On this particular day, the children had begun to crowd around the spot where the remains were found under a group of cedar trees.

“It’s definitely a salmon, look at the jaws,” said one.
“How did it get here, it’s so far from the river,” someone else added.

There were musings of salmon growing feet and walking up the riverbank and eagles grabbing salmon from the river then dropping them midflight. A wonderful, curious discussion went on for quite some time until one of the new learners said:

“Wait, which one of us gets to take this home? I did find it first”

Aha. There it was. Who does this fish belong to? Without a pause, one of the children simply stated

“It belongs to the forest. It is already home.”

At this explanation, most of the children walked away from it and went back to their skill activity; however, the child that had found it looked perplexed. He stood over it not sure what to do next and clearly, wanting those fish teeth as a little dresser treasure. I could imagine the thoughts running through his mind. We live in a society of instant gratification where we are the alpha species.

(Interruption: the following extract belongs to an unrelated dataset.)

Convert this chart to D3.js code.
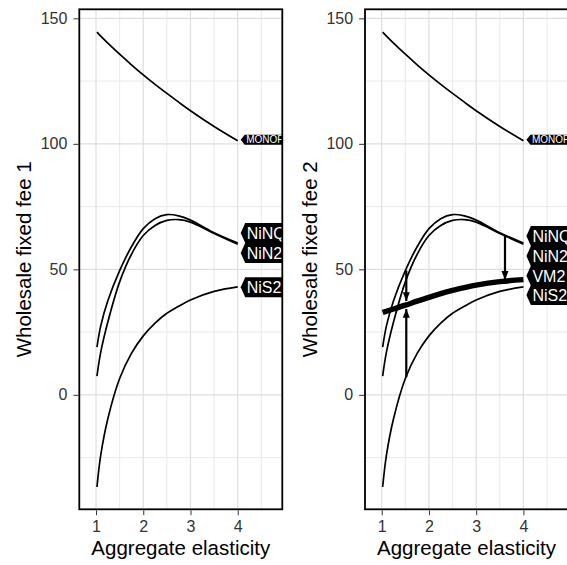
<!DOCTYPE html>
<html><head><meta charset="utf-8">
<script src="https://cdn.jsdelivr.net/npm/d3@7"></script>
<style>
body{margin:0;background:#fff}
svg{display:block}
text{font-family:"Liberation Sans",Arial,Helvetica,sans-serif}
</style>
</head><body>
<svg id="chart" width="567" height="565"></svg>
<script>
// ---------------- data ----------------
const xTicks = [1, 2, 3, 4];
const xMinor = [1.5, 2.5, 3.5, 4.5];
const yTicks = [0, 50, 100, 150];
const yMinor = [-25, 25, 75, 125];

const elasticity = [1.02, 1.1, 1.25, 1.5, 1.75, 2, 2.25, 2.5, 2.75, 3, 3.5, 4];
const monop = [144.5, 142.9, 140.1, 135.7, 131.5, 127.5, 123.7, 120.1, 116.6, 113.2, 106.9, 101.2];
const ninq  = [19.0, 27.5, 37.5, 49.5, 59.0, 66.2, 70.2, 71.8, 71.3, 69.6, 64.6, 60.5];
const nin2  = [7.5, 17.0, 29.0, 45.0, 56.0, 63.5, 67.5, 69.5, 69.8, 68.8, 64.3, 60.0];
const nis2  = [-36.7, -24.0, -9.5, 6.5, 16.5, 23.5, 28.6, 32.5, 35.3, 37.8, 41.2, 43.0];
const vm2   = [32.8, 33.3, 34.2, 35.7, 37.3, 38.8, 40.3, 41.6, 42.7, 43.7, 45.1, 45.9];

const labelNames1 = ["MONOP", "NiNQ", "NiN2", "NiS2"];
const labelY1     = [101.6, 64.5, 56.5, 42.9];
const labelNames2 = ["MONOP", "NiNQ", "NiN2", "VM2", "NiS2"];
const labelY2     = [101.6, 63.3, 55.3, 47.4, 39.8];
const labelX      = 4;

const arrowX    = [1.52, 1.52, 3.61];
const arrowFrom = [49.5, 7.0, 63.5];
const arrowTo   = [37.4, 34.2, 45.8];

const yTitles = ["Wholesale fixed fee 1", "Wholesale fixed fee 2"];
const xTitle = "Aggregate elasticity";

// ---------------- layout ----------------
const svg = d3.select("#chart");
const W = 567, H = 565;
svg.append("rect").attr("width", W).attr("height", H).attr("fill", "#fff");

const panelW = 203, pTop = 9.3, pBottom = 509.3;
const panelLefts = [79.3, 365.0];
const xDomain = [0.646, 4.944];
const yDomain = [-45.6, 153.6];

const defs = svg.append("defs");
const mk = defs.append("marker").attr("id", "arr")
  .attr("viewBox", "0 0 10 10").attr("refX", 10).attr("refY", 5)
  .attr("markerWidth", 4).attr("markerHeight", 4).attr("markerUnits", "strokeWidth")
  .attr("orient", "auto");
mk.append("path").attr("d", "M0,1 L10,5 L0,9 Z").attr("fill", "#000");

function drawPanel(i, series, thick, labelNames, labelY, arrows) {
  const L = panelLefts[i], R = L + panelW;
  const x = d3.scaleLinear().domain(xDomain).range([L, R]);
  const y = d3.scaleLinear().domain(yDomain).range([pBottom, pTop]);
  const g = svg.append("g");
  const clipId = "clip" + i;
  defs.append("clipPath").attr("id", clipId)
    .append("rect").attr("x", L).attr("y", pTop).attr("width", panelW).attr("height", pBottom - pTop);

  const pg = g.append("g").attr("clip-path", `url(#${clipId})`);
  // grid
  pg.selectAll(".vmin").data(xMinor).join("line")
    .attr("x1", d => x(d)).attr("x2", d => x(d)).attr("y1", pTop).attr("y2", pBottom)
    .attr("stroke", "#e6e6e6").attr("stroke-width", 0.9);
  pg.selectAll(".hmin").data(yMinor).join("line")
    .attr("x1", L).attr("x2", R).attr("y1", d => y(d)).attr("y2", d => y(d))
    .attr("stroke", "#e6e6e6").attr("stroke-width", 0.9);
  pg.selectAll(".vmaj").data(xTicks).join("line")
    .attr("x1", d => x(d)).attr("x2", d => x(d)).attr("y1", pTop).attr("y2", pBottom)
    .attr("stroke", "#dedede").attr("stroke-width", 1.2);
  pg.selectAll(".hmaj").data(yTicks).join("line")
    .attr("x1", L).attr("x2", R).attr("y1", d => y(d)).attr("y2", d => y(d))
    .attr("stroke", "#dedede").attr("stroke-width", 1.2);

  const line = d3.line().x(d => x(d[0])).y(d => y(d[1])).curve(d3.curveCatmullRom.alpha(0.5));
  series.forEach(s => {
    pg.append("path").attr("d", line(elasticity.map((e, k) => [e, s[k]])))
      .attr("fill", "none").attr("stroke", "#000").attr("stroke-width", 1.7);
  });
  if (thick) {
    pg.append("path").attr("d", line(elasticity.map((e, k) => [e, thick[k]])))
      .attr("fill", "none").attr("stroke", "#000").attr("stroke-width", 5.5);
  }
  if (arrows) {
    arrows.x.forEach((ax, k) => {
      pg.append("line")
        .attr("x1", x(ax)).attr("x2", x(ax))
        .attr("y1", y(arrows.from[k])).attr("y2", y(arrows.to[k]))
        .attr("stroke", "#000").attr("stroke-width", 2.2)
        .attr("marker-end", "url(#arr)");
    });
  }
  // labels
  labelNames.forEach((name, k) => {
    const small = name === "MONOP";
    const h = small ? 10 : 20;
    const cy = y(labelY[k]);
    const px = x(labelX) + 3;
    const bx = px + (small ? 4 : 4.5);
    const rx = R + 60;
    pg.append("path")
      .attr("d", `M${px},${cy} L${bx},${cy - h / 2} L${rx},${cy - h / 2} L${rx},${cy + h / 2} L${bx},${cy + h / 2} Z`)
      .attr("fill", "#000");
    pg.append("text").attr("x", bx + 1.5).attr("y", cy)
      .attr("dy", "0.36em").attr("fill", "#fff")
      .attr("font-size", small ? 10 : 16).text(name);
  });

  // border
  g.append("rect").attr("x", L).attr("y", pTop).attr("width", panelW).attr("height", pBottom - pTop)
    .attr("fill", "none").attr("stroke", "#000").attr("stroke-width", 1.8);

  // axes
  const ax = g.append("g").attr("transform", `translate(0,${pBottom + 0.9})`)
    .call(d3.axisBottom(x).tickValues(xTicks).tickSize(5).tickPadding(5).tickFormat(d3.format("d")));
  ax.select(".domain").remove();
  ax.selectAll(".tick line").attr("stroke", "#333");
  ax.selectAll(".tick text").attr("fill", "#333").attr("font-size", 16)
    .attr("font-family", "Liberation Sans, Arial, sans-serif");

  const ay = g.append("g").attr("transform", `translate(${L - 0.9},0)`)
    .call(d3.axisLeft(y).tickValues(yTicks).tickSize(5).tickPadding(6).tickFormat(d3.format("d")));
  ay.select(".domain").remove();
  ay.selectAll(".tick line").attr("stroke", "#333");
  ay.selectAll(".tick text").attr("fill", "#333").attr("font-size", 16)
    .attr("font-family", "Liberation Sans, Arial, sans-serif");

  g.append("text").attr("x", (L + R) / 2).attr("y", 555).attr("text-anchor", "middle")
    .attr("font-size", 20.5).attr("fill", "#000").text(xTitle);
  g.append("text").attr("transform", `translate(${L - 55},${(pTop + pBottom) / 2}) rotate(-90)`)
    .attr("text-anchor", "middle").attr("dy", "0.35em")
    .attr("font-size", 20.5).attr("fill", "#000").text(yTitles[i]);
}

drawPanel(0, [monop, ninq, nin2, nis2], null, labelNames1, labelY1, null);
drawPanel(1, [monop, ninq, nin2, nis2], vm2, labelNames2, labelY2,
  {x: arrowX, from: arrowFrom, to: arrowTo});
</script>
</body></html>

We take what we want, often without thought for the repercussions. We do not do it out of malice, we are just conditioned for it. Finders keepers, right?

Not quite.

One of the most rewarding aspects of my job is moments like this where I am given a window of opportunity. The open ended, non-judgmental atmosphere of outdoor education allows for these types of organic learning scenarios to surface. I called the children back to the fish remains. I asked the child who had said the fish belonged to the forest if they could explain what they meant. As the sun filtered through the tree canopy overhead, they talked with confidence of the way the fish feed the bears and the trees and then the trees give life to humans.

“We need the fish to make the trees strong so that we can have fresh air”

It was a simple explanation, but it was perfect. We need each other. All of us.

The child who had found the remains still seemed reluctant to just leave them there so I gathered my little learners into a story circle and told them all The Legend of The Lost Salmon (Yakima Legend) in which the greed of the people made them careless and they disrespected the salmon causing them to leave. As a result, the people began to starve, and the elders had to beg for food to fill the bellies of crying children. It is a warning to take only that which you truly need and to always differentiate between a need and a want.

At the end of this, the child who had wanted the remains was quiet for a minute before saying “The trees probably need that fish more than I do” Everyone nodded in agreement and then we returned to the activity we had been working on.

The gift of outdoor education sessions is this exact situation. We have breathing room. We can stop an activity to address a possible conflict with respect and dignity to everyone involved. We can learn from every single interaction. We can shape a generation that communicates peacefully with each other and the natural world. We can create spaces of symbiotic reciprocity and we can do it all with some wayward salmon bones.